= Request =
Do not include the pictures; repeat the rest of the data exactly.

= Available data =
══════

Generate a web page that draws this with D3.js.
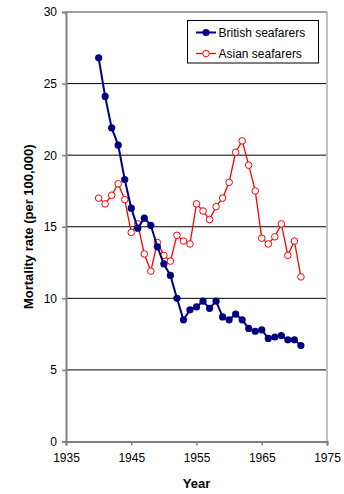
<!DOCTYPE html>
<html>
<head>
<meta charset="utf-8">
<script src="https://cdn.jsdelivr.net/npm/d3@7"></script>
<style>
  body { margin: 0; background: #fff; }
  svg { display: block; font-family: "Liberation Sans", Arial, sans-serif; }
</style>
</head>
<body>
<div id="chart"></div>
<script>
const years = [1940, 1941, 1942, 1943, 1944, 1945, 1946, 1947, 1948, 1949, 1950,
    1951, 1952, 1953, 1954, 1955, 1956, 1957, 1958, 1959, 1960, 1961, 1962,
    1963, 1964, 1965, 1966, 1967, 1968, 1969, 1970, 1971];
const british = [26.8, 24.1, 21.9, 20.7, 18.3, 16.3, 14.9, 15.6, 15.1, 13.6, 12.4,
    11.6, 10.0, 8.5, 9.2, 9.4, 9.8, 9.3, 9.8, 8.7, 8.5, 8.9, 8.5,
    7.9, 7.7, 7.8, 7.2, 7.3, 7.4, 7.1, 7.1, 6.7];
const asian = [17.0, 16.6, 17.2, 18.0, 16.9, 14.6, 15.2, 13.1, 11.9, 13.9, 13.0,
    12.6, 14.4, 14.0, 13.8, 16.6, 16.1, 15.5, 16.4, 17.0, 18.1, 20.2, 21.0,
    19.3, 17.5, 14.2, 13.8, 14.3, 15.2, 13.0, 14.0, 11.5];
const xTicks = [1935, 1945, 1955, 1965, 1975];
const yTicks = [0, 5, 10, 15, 20, 25, 30];

const width = 344, height = 494;
const margin = {top: 12, right: 17, bottom: 52.5, left: 66};

const svg = d3.select('#chart').append('svg')
    .attr('width', width)
    .attr('height', height);

const x = d3.scaleLinear().domain([1935, 1975]).range([margin.left, width - margin.right]);
const y = d3.scaleLinear().domain([0, 30]).range([height - margin.bottom, margin.top]);

// gridlines
svg.append('g')
    .selectAll('line')
    .data(yTicks.filter(d => d > 0 && d < 30))
    .join('line')
        .attr('x1', x(1935)).attr('x2', x(1975))
        .attr('y1', d => y(d)).attr('y2', d => y(d))
        .attr('stroke', '#000')
        .attr('stroke-width', 1);

// top and right frame
svg.append('line')
    .attr('x1', x(1935)).attr('x2', x(1975))
    .attr('y1', y(30)).attr('y2', y(30))
    .attr('stroke', '#808080').attr('stroke-width', 1.5);
svg.append('line')
    .attr('x1', x(1975)).attr('x2', x(1975))
    .attr('y1', y(30)).attr('y2', y(0))
    .attr('stroke', '#c0c0c0').attr('stroke-width', 2);

// axes
const yAxis = svg.append('g')
    .attr('transform', `translate(${x(1935)},0)`)
    .call(d3.axisLeft(y).tickValues(yTicks).tickSize(4).tickPadding(5));
const xAxis = svg.append('g')
    .attr('transform', `translate(0,${y(0)})`)
    .call(d3.axisBottom(x).tickValues(xTicks).tickFormat(d3.format('d')).tickSize(4).tickPadding(8));

[yAxis, xAxis].forEach(ax => {
    ax.select('.domain').attr('stroke', '#808080').attr('stroke-width', 2);
    ax.selectAll('.tick line').attr('stroke', '#808080').attr('stroke-width', 1.5);
    ax.selectAll('.tick text')
        .attr('fill', '#000')
        .style('font-size', '12px')
        .style('font-family', '"Liberation Sans", Arial, sans-serif');
});

// axis titles
svg.append('text')
    .attr('x', (x(1935) + x(1975)) / 2)
    .attr('y', 488)
    .attr('text-anchor', 'middle')
    .style('font-size', '13px')
    .style('font-weight', 'bold')
    .text('Year');

svg.append('text')
    .attr('transform', `translate(33,${(y(0) + y(30)) / 2}) rotate(-90)`)
    .attr('text-anchor', 'middle')
    .style('font-size', '13px')
    .style('font-weight', 'bold')
    .text('Mortality rate (per 100,000)');

// series
const line = d3.line()
    .x((d, i) => x(years[i]))
    .y(d => y(d));

svg.append('path')
    .datum(asian)
    .attr('fill', 'none')
    .attr('stroke', '#ff0000')
    .attr('stroke-width', 1.3)
    .attr('d', line);

svg.append('g')
    .selectAll('circle')
    .data(asian)
    .join('circle')
        .attr('cx', (d, i) => x(years[i]))
        .attr('cy', d => y(d))
        .attr('r', 3.3)
        .attr('fill', '#fff')
        .attr('stroke', '#ff0000')
        .attr('stroke-width', 1);

svg.append('path')
    .datum(british)
    .attr('fill', 'none')
    .attr('stroke', '#000080')
    .attr('stroke-width', 2)
    .attr('d', line);

svg.append('g')
    .selectAll('circle')
    .data(british)
    .join('circle')
        .attr('cx', (d, i) => x(years[i]))
        .attr('cy', d => y(d))
        .attr('r', 3.6)
        .attr('fill', '#000080');

// legend
const legend = svg.append('g');
legend.append('rect')
    .attr('x', 187.5).attr('y', 20.5)
    .attr('width', 131).attr('height', 42.5)
    .attr('fill', '#fff')
    .attr('stroke', '#000')
    .attr('stroke-width', 1);

const legendItems = [
    {name: 'British seafarers', color: '#000080', filled: true},
    {name: 'Asian seafarers', color: '#ff0000', filled: false}
];
legendItems.forEach((item, i) => {
    const ly = 32.5 + i * 21;
    legend.append('line')
        .attr('x1', 196).attr('x2', 216)
        .attr('y1', ly).attr('y2', ly)
        .attr('stroke', item.color)
        .attr('stroke-width', item.filled ? 2 : 1.3);
    legend.append('circle')
        .attr('cx', 206).attr('cy', ly)
        .attr('r', item.filled ? 3.6 : 3.3)
        .attr('fill', item.filled ? item.color : '#fff')
        .attr('stroke', item.filled ? 'none' : item.color);
    legend.append('text')
        .attr('x', 218.5).attr('y', ly)
        .attr('dy', '0.35em')
        .style('font-size', '12px')
        .text(item.name);
});
</script>
</body>
</html>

══════

= Answer to the exercise =
Generate a web page that draws this with D3.js.
<!DOCTYPE html>
<html>
<head>
<meta charset="utf-8">
<script src="https://cdn.jsdelivr.net/npm/d3@7"></script>
<style>
  body { margin: 0; background: #fff; }
  svg { display: block; font-family: "Liberation Sans", Arial, sans-serif; }
</style>
</head>
<body>
<div id="chart"></div>
<script>
const years = [1940, 1941, 1942, 1943, 1944, 1945, 1946, 1947, 1948, 1949, 1950,
    1951, 1952, 1953, 1954, 1955, 1956, 1957, 1958, 1959, 1960, 1961, 1962,
    1963, 1964, 1965, 1966, 1967, 1968, 1969, 1970, 1971];
const british = [26.8, 24.1, 21.9, 20.7, 18.3, 16.3, 14.9, 15.6, 15.1, 13.6, 12.4,
    11.6, 10.0, 8.5, 9.2, 9.4, 9.8, 9.3, 9.8, 8.7, 8.5, 8.9, 8.5,
    7.9, 7.7, 7.8, 7.2, 7.3, 7.4, 7.1, 7.1, 6.7];
const asian = [17.0, 16.6, 17.2, 18.0, 16.9, 14.6, 15.2, 13.1, 11.9, 13.9, 13.0,
    12.6, 14.4, 14.0, 13.8, 16.6, 16.1, 15.5, 16.4, 17.0, 18.1, 20.2, 21.0,
    19.3, 17.5, 14.2, 13.8, 14.3, 15.2, 13.0, 14.0, 11.5];
const xTicks = [1935, 1945, 1955, 1965, 1975];
const yTicks = [0, 5, 10, 15, 20, 25, 30];

const width = 344, height = 494;
const margin = {top: 12, right: 17, bottom: 52.5, left: 66};

const svg = d3.select('#chart').append('svg')
    .attr('width', width)
    .attr('height', height);

const x = d3.scaleLinear().domain([1935, 1975]).range([margin.left, width - margin.right]);
const y = d3.scaleLinear().domain([0, 30]).range([height - margin.bottom, margin.top]);

// gridlines
svg.append('g')
    .selectAll('line')
    .data(yTicks.filter(d => d > 0 && d < 30))
    .join('line')
        .attr('x1', x(1935)).attr('x2', x(1975))
        .attr('y1', d => y(d)).attr('y2', d => y(d))
        .attr('stroke', '#000')
        .attr('stroke-width', 1);

// top and right frame
svg.append('line')
    .attr('x1', x(1935)).attr('x2', x(1975))
    .attr('y1', y(30)).attr('y2', y(30))
    .attr('stroke', '#808080').attr('stroke-width', 1.5);
svg.append('line')
    .attr('x1', x(1975)).attr('x2', x(1975))
    .attr('y1', y(30)).attr('y2', y(0))
    .attr('stroke', '#c0c0c0').attr('stroke-width', 2);

// axes
const yAxis = svg.append('g')
    .attr('transform', `translate(${x(1935)},0)`)
    .call(d3.axisLeft(y).tickValues(yTicks).tickSize(4).tickPadding(5));
const xAxis = svg.append('g')
    .attr('transform', `translate(0,${y(0)})`)
    .call(d3.axisBottom(x).tickValues(xTicks).tickFormat(d3.format('d')).tickSize(4).tickPadding(8));

[yAxis, xAxis].forEach(ax => {
    ax.select('.domain').attr('stroke', '#808080').attr('stroke-width', 2);
    ax.selectAll('.tick line').attr('stroke', '#808080').attr('stroke-width', 1.5);
    ax.selectAll('.tick text')
        .attr('fill', '#000')
        .style('font-size', '12px')
        .style('font-family', '"Liberation Sans", Arial, sans-serif');
});

// axis titles
svg.append('text')
    .attr('x', (x(1935) + x(1975)) / 2)
    .attr('y', 488)
    .attr('text-anchor', 'middle')
    .style('font-size', '13px')
    .style('font-weight', 'bold')
    .text('Year');

svg.append('text')
    .attr('transform', `translate(33,${(y(0) + y(30)) / 2}) rotate(-90)`)
    .attr('text-anchor', 'middle')
    .style('font-size', '13px')
    .style('font-weight', 'bold')
    .text('Mortality rate (per 100,000)');

// series
const line = d3.line()
    .x((d, i) => x(years[i]))
    .y(d => y(d));

svg.append('path')
    .datum(asian)
    .attr('fill', 'none')
    .attr('stroke', '#ff0000')
    .attr('stroke-width', 1.3)
    .attr('d', line);

svg.append('g')
    .selectAll('circle')
    .data(asian)
    .join('circle')
        .attr('cx', (d, i) => x(years[i]))
        .attr('cy', d => y(d))
        .attr('r', 3.3)
        .attr('fill', '#fff')
        .attr('stroke', '#ff0000')
        .attr('stroke-width', 1);

svg.append('path')
    .datum(british)
    .attr('fill', 'none')
    .attr('stroke', '#000080')
    .attr('stroke-width', 2)
    .attr('d', line);

svg.append('g')
    .selectAll('circle')
    .data(british)
    .join('circle')
        .attr('cx', (d, i) => x(years[i]))
        .attr('cy', d => y(d))
        .attr('r', 3.6)
        .attr('fill', '#000080');

// legend
const legend = svg.append('g');
legend.append('rect')
    .attr('x', 187.5).attr('y', 20.5)
    .attr('width', 131).attr('height', 42.5)
    .attr('fill', '#fff')
    .attr('stroke', '#000')
    .attr('stroke-width', 1);

const legendItems = [
    {name: 'British seafarers', color: '#000080', filled: true},
    {name: 'Asian seafarers', color: '#ff0000', filled: false}
];
legendItems.forEach((item, i) => {
    const ly = 32.5 + i * 21;
    legend.append('line')
        .attr('x1', 196).attr('x2', 216)
        .attr('y1', ly).attr('y2', ly)
        .attr('stroke', item.color)
        .attr('stroke-width', item.filled ? 2 : 1.3);
    legend.append('circle')
        .attr('cx', 206).attr('cy', ly)
        .attr('r', item.filled ? 3.6 : 3.3)
        .attr('fill', item.filled ? item.color : '#fff')
        .attr('stroke', item.filled ? 'none' : item.color);
    legend.append('text')
        .attr('x', 218.5).attr('y', ly)
        .attr('dy', '0.35em')
        .style('font-size', '12px')
        .text(item.name);
});
</script>
</body>
</html>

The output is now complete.